Can A Civilian Use A Va Loan, Mortgage Broker, Mortgage Lender, Mortgage Rates, First Time Home Buyer
Certified Home Loans – Mortgage Broker – Raleigh, NC

VA Mortgages and Rental Property Implications

VA loans are a valuable benefit designed to help veterans and active-duty military personnel finance their primary residences. However, the rules surrounding VA loans and rental properties can be a bit complex, especially when considering deployments, relocations, or retirement. This blog post aims to clarify these rules and provide guidance on how to manage your VA-financed home when your living situation changes.

VA Loans: Primary Residence Focus

VA loans primarily aim to help veterans and active-duty military members purchase homes they intend to live in full-time. VA loans offer several attractive benefits, including competitive mortgage rates, no down payment requirement, and no ongoing mortgage insurance premiums. These benefits make home-buying more accessible, but they come with the stipulation that the borrower must certify they will use the home as their primary residence.

However, this doesn’t limit you to just a single-family home. You can purchase a duplex, quadplax, or even two duplexes on the same property, as long as you live in one of the units.

What VA Loans Cannot Do

VA loans are not intended for purchasing investment properties, second homes, or vacation homes. Conventional loans, not backed by government agencies, are available for these purposes. The primary residence requirement applies only to the new home you are buying with a VA loan. It does not necessarily apply to a home you already own that was financed with a VA loan.

Moving, Deployment, and Retirement: What to Do with Your VA Home

When facing deployment, relocation, or retirement, you don’t have to sell your VA-financed home.
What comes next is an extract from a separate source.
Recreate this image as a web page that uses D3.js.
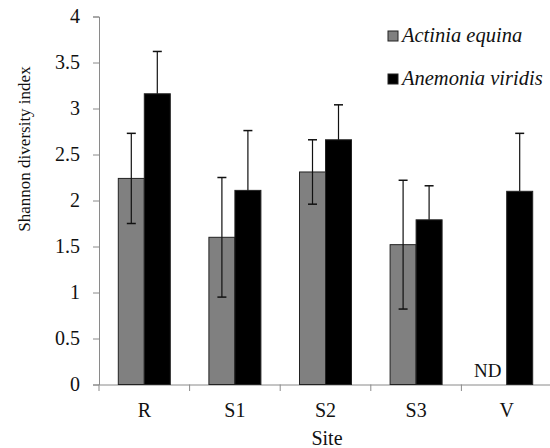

You can keep it and buy another home elsewhere using another VA loan, provided you follow certain rules. You may even rent out your current home to help finance your new home.

Key Considerations:

  1. Remaining Entitlement: You need enough remaining entitlement to secure a second VA loan.
  2. VA Funding Fee: The funding fee may be higher for your second VA loan.

VA Home Loan Occupancy Rules

When using a VA loan to buy a new home, you must adhere to the occupancy requirements:

  • Move-In Timeline: You agree to move into the home within 60 days of closing.
  • Duration: You typically need to live in the home for at least 12 months.

The VA may grant exceptions if you need more time to move in due to deployment or other circumstances.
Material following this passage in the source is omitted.